At the heart of the debate it's not really about the money, charters represent only about 2% of public school enrollment. The real issue is one of control, politics and ideology. Do you believe that children deserve choices in public education or not? Do you believe that modest competition can raise the bar for all children or not? Do you believe that a system which is inherently monopolistic can serve children best or not? Do you believe that unions and special interest groups have your child's best interests at heart or not? 


Click on the following links and search for "charter" for examples of common rhetoric. AFT-NH, NEA-NH, NHSBA.

House Sends Two Anti-Charter Bills to Senate

The House has sent two more bills to the Senate which aim to block future charter school authorizations and increase regulation on public charter schools. The first bill, HB1449 would change the authorization process and create a shameful but effective choke point to approval. The second bill, HB1141 would single out public charter schools for new regulations but omit other public schools.


This seems to be a pattern these days as the House Majority continues to claim that they support public charter schools while simultaneously passing bills that would damage the program and harm children. Readers will remember that last session the House stuffed HB2 full of anti-charter provisions, including a new moratorium. Thankfully the state Senate rejected those games and took a stand for all public schools.


At the end of the day these tactics only serve to harm:

  • The roughly 3,000 (or 2%) of children in the state that attend a "different kind" of public school
  • Students at the seven charter high schools for at-risk youth. These students have a combined average of 30% Free and Reduced Lunch Eligibility (higher than the state average)
  • The students of the state's most rural charter elementary school with a Free and Reduced Lunch population over 34%
  • Students at the only two public choice options North of Concord
  • Students at the only public charter school dedicated to the STEM sciences
  • The parents of children that have searched for years to find a public program that works for their child
  • The staff members who forgo higher pay and benefits at a traditional school in order to provide a public alternative for students that need or desire it

Source: www.education.nh.gov/data/documents/lunch_school13_14.xls  

Why is HB1449 Bad?
Because it is just another moratorium by another name. The charter school application currently contains 30 different components. After an application is submitted it is graded using 12 standardized criteria totaling 100 possible points. HB1449 redistributes these points in an illogical and frankly shameful attempt to block new schools.

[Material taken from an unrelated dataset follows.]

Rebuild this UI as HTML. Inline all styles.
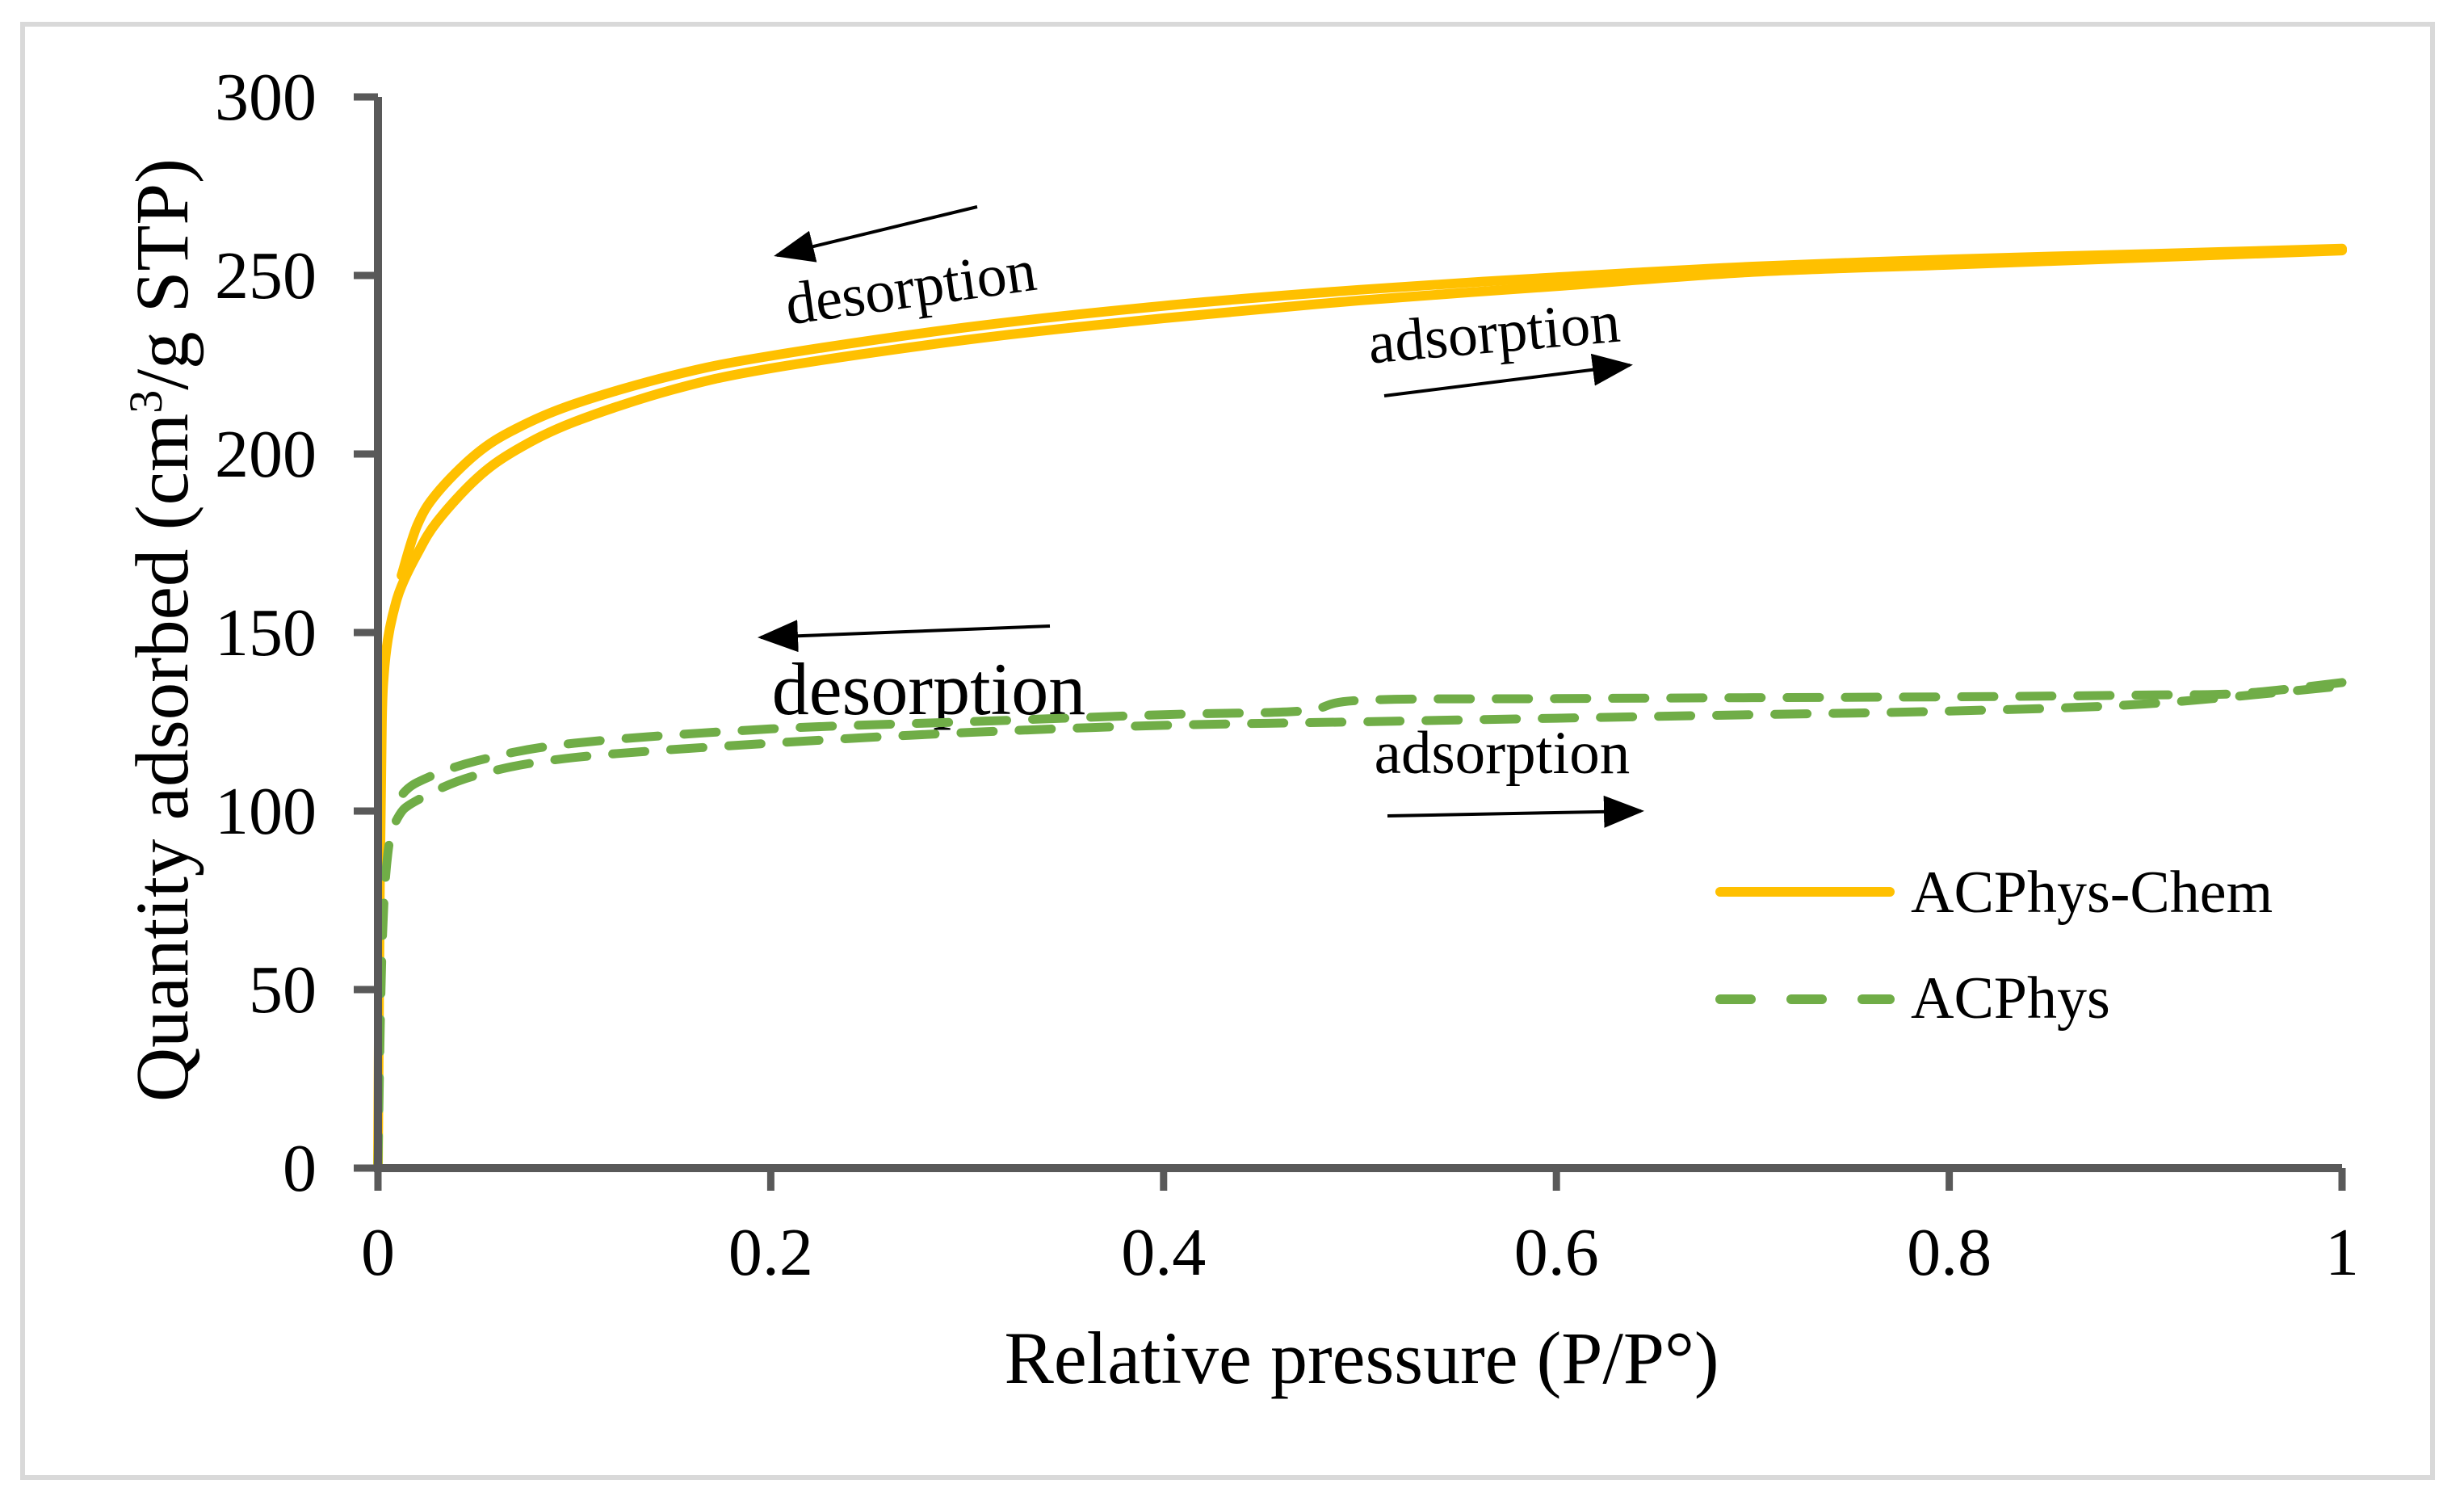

How does it do this?
  1. It increases the value of 1 criterion (the mission statement), to 50 points (out of 100).

  2. It thus devalues much more important criteria including; academic and learning goals, the ability to serve student needs, curriculum, founder qualifications, governance, and financial sustainability.

  3. This creates an effective choke point whereby you can deny a charter school application on the basis of 1 criterion alone.

  4. HB1449 would also allow the SBE to block charter authorizations based on geographic location.

Ask yourself this question:
If as the bill's supporters claim, they truly support public charter schools, which is more important? The 2 or 3 sentence mission statement contained within the application or the bricks and mortar that create the foundation for a strong public school?
The answer seems obvious.
Why is HB1141 bad?

HB1141 would single out public charter schools by requiring them to notify and submit contact information to the Superintendent of a child's resident district within 7 days of enrollment.


Currently when a child enrolls in a public charter school, the charter school contacts the student's current school and requests the student's records. This is the same process that traditional public schools use and it serves to notify the district.


HB1141 would require that charters also contact the Superintendent's office and give them contact information for the child's parents. This not only increases regulation but puts in place a procedure that makes it easy to retaliate against parents that choose a choice option.